▸ Task objective: Can you set down, exactly as they appear below, the lines from the opening of the material through the one bearing "23, 21, 21]", minus the pictures?

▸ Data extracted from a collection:

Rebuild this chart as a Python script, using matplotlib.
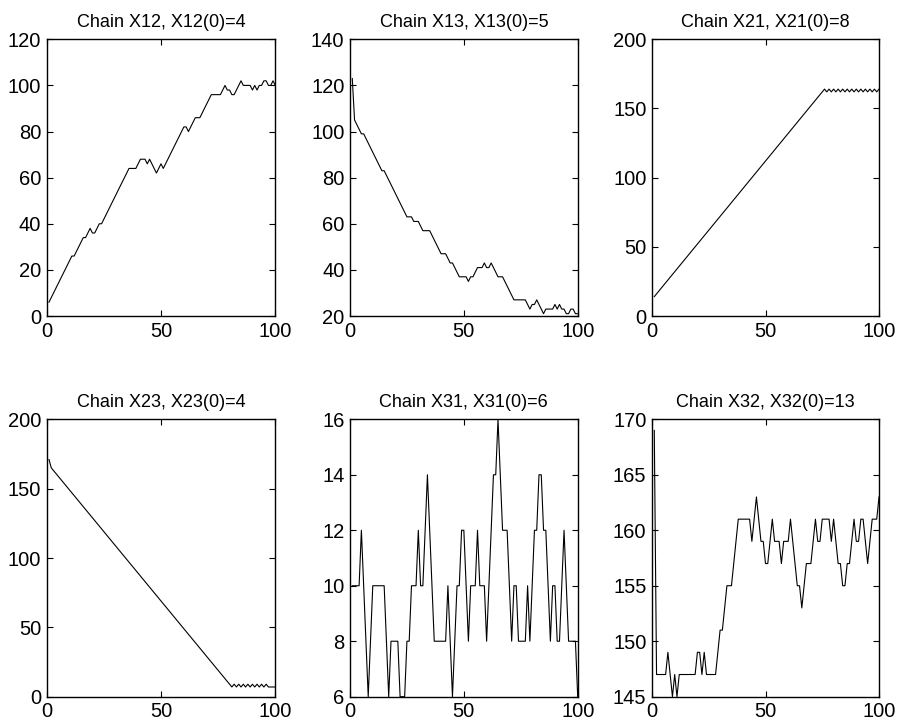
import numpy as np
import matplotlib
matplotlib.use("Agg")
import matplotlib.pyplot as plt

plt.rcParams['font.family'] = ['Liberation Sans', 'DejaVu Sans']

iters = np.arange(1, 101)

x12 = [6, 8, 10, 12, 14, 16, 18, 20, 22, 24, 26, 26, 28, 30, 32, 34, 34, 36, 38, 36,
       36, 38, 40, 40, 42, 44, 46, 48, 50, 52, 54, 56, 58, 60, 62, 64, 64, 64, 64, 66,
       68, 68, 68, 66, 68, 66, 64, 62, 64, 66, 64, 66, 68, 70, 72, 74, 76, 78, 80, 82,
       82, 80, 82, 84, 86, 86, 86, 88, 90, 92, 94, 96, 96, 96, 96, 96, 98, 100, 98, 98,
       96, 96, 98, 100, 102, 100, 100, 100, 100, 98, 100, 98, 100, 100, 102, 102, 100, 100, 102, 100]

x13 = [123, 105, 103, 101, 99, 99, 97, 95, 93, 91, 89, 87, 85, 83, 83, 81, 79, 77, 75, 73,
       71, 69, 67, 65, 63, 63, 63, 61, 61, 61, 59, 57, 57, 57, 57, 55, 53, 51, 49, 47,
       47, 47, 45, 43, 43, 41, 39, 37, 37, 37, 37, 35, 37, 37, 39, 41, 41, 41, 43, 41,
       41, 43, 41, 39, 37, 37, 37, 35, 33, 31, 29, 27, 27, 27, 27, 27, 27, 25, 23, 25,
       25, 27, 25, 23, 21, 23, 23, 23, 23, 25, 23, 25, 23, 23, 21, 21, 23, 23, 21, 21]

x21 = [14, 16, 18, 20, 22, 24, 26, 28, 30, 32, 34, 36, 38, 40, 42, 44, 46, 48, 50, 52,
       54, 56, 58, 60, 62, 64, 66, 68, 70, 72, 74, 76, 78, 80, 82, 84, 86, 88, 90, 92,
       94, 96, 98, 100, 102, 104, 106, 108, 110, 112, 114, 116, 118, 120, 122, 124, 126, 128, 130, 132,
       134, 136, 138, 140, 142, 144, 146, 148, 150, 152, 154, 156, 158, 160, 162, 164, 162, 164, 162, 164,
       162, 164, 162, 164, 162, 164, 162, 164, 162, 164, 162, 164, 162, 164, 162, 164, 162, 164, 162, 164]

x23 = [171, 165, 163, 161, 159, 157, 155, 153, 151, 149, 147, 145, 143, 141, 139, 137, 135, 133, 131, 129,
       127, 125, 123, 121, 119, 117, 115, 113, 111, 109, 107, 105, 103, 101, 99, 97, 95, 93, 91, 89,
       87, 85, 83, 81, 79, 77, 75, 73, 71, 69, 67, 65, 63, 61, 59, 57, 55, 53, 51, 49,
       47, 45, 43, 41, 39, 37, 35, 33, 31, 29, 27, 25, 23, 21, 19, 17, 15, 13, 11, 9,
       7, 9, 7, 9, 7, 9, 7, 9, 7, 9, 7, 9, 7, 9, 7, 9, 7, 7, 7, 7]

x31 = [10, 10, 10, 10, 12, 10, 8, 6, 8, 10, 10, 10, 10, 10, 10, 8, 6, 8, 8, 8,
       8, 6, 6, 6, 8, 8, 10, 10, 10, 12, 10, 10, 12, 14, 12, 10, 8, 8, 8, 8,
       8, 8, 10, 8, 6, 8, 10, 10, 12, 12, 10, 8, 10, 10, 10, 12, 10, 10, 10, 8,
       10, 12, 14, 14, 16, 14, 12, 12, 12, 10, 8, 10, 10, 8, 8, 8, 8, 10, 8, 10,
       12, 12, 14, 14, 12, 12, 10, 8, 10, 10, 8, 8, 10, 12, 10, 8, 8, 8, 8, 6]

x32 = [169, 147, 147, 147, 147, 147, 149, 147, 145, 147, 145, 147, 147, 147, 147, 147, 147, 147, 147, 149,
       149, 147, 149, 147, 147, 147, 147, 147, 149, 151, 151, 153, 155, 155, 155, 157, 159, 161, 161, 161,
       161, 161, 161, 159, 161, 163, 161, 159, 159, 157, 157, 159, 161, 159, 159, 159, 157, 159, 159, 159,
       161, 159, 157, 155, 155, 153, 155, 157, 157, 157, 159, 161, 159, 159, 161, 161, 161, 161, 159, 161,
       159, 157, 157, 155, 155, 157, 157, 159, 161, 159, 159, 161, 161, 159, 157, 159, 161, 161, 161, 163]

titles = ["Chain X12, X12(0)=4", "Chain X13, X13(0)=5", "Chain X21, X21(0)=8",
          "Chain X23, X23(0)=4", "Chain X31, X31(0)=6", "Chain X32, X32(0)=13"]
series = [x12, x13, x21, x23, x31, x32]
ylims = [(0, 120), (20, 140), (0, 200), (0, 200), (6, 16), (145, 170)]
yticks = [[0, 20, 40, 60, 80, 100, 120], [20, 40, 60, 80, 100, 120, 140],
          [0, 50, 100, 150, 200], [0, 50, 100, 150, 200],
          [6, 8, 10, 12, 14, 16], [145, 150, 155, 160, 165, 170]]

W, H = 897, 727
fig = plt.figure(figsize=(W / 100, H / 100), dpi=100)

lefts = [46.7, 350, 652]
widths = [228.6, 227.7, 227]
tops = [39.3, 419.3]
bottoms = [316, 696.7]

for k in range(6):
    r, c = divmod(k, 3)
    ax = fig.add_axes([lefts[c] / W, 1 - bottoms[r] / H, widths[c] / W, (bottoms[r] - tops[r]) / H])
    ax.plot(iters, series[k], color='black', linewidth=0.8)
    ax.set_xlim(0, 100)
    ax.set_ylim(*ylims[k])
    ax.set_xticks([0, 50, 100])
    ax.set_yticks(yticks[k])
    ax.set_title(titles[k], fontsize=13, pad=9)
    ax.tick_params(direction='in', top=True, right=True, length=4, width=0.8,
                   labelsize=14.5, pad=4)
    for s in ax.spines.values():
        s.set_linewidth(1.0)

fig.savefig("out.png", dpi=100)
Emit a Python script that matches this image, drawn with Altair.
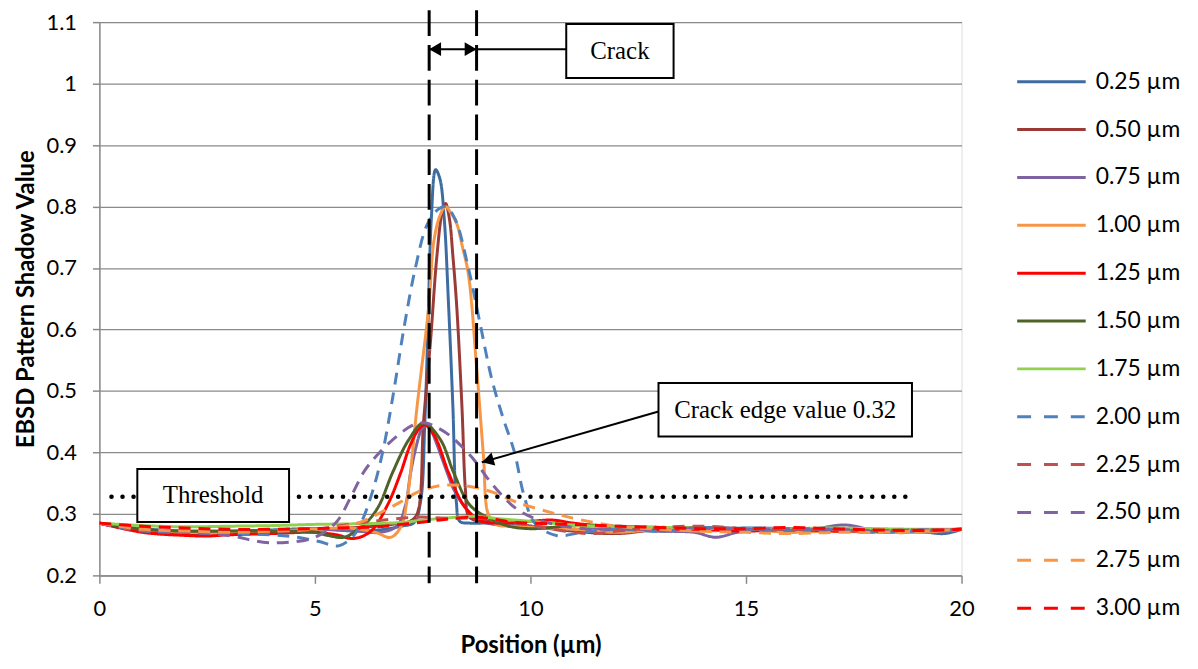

▸ Task answer:
Rebuild this chart as a Python script, using matplotlib.
import numpy as np
import matplotlib
matplotlib.use("Agg")
import matplotlib.pyplot as plt

plt.rcParams['font.family'] = ['Liberation Sans', 'DejaVu Sans']

iters = np.arange(1, 101)

x12 = [6, 8, 10, 12, 14, 16, 18, 20, 22, 24, 26, 26, 28, 30, 32, 34, 34, 36, 38, 36,
       36, 38, 40, 40, 42, 44, 46, 48, 50, 52, 54, 56, 58, 60, 62, 64, 64, 64, 64, 66,
       68, 68, 68, 66, 68, 66, 64, 62, 64, 66, 64, 66, 68, 70, 72, 74, 76, 78, 80, 82,
       82, 80, 82, 84, 86, 86, 86, 88, 90, 92, 94, 96, 96, 96, 96, 96, 98, 100, 98, 98,
       96, 96, 98, 100, 102, 100, 100, 100, 100, 98, 100, 98, 100, 100, 102, 102, 100, 100, 102, 100]

x13 = [123, 105, 103, 101, 99, 99, 97, 95, 93, 91, 89, 87, 85, 83, 83, 81, 79, 77, 75, 73,
       71, 69, 67, 65, 63, 63, 63, 61, 61, 61, 59, 57, 57, 57, 57, 55, 53, 51, 49, 47,
       47, 47, 45, 43, 43, 41, 39, 37, 37, 37, 37, 35, 37, 37, 39, 41, 41, 41, 43, 41,
       41, 43, 41, 39, 37, 37, 37, 35, 33, 31, 29, 27, 27, 27, 27, 27, 27, 25, 23, 25,
       25, 27, 25, 23, 21, 23, 23, 23, 23, 25, 23, 25, 23, 23, 21, 21, 23, 23, 21, 21]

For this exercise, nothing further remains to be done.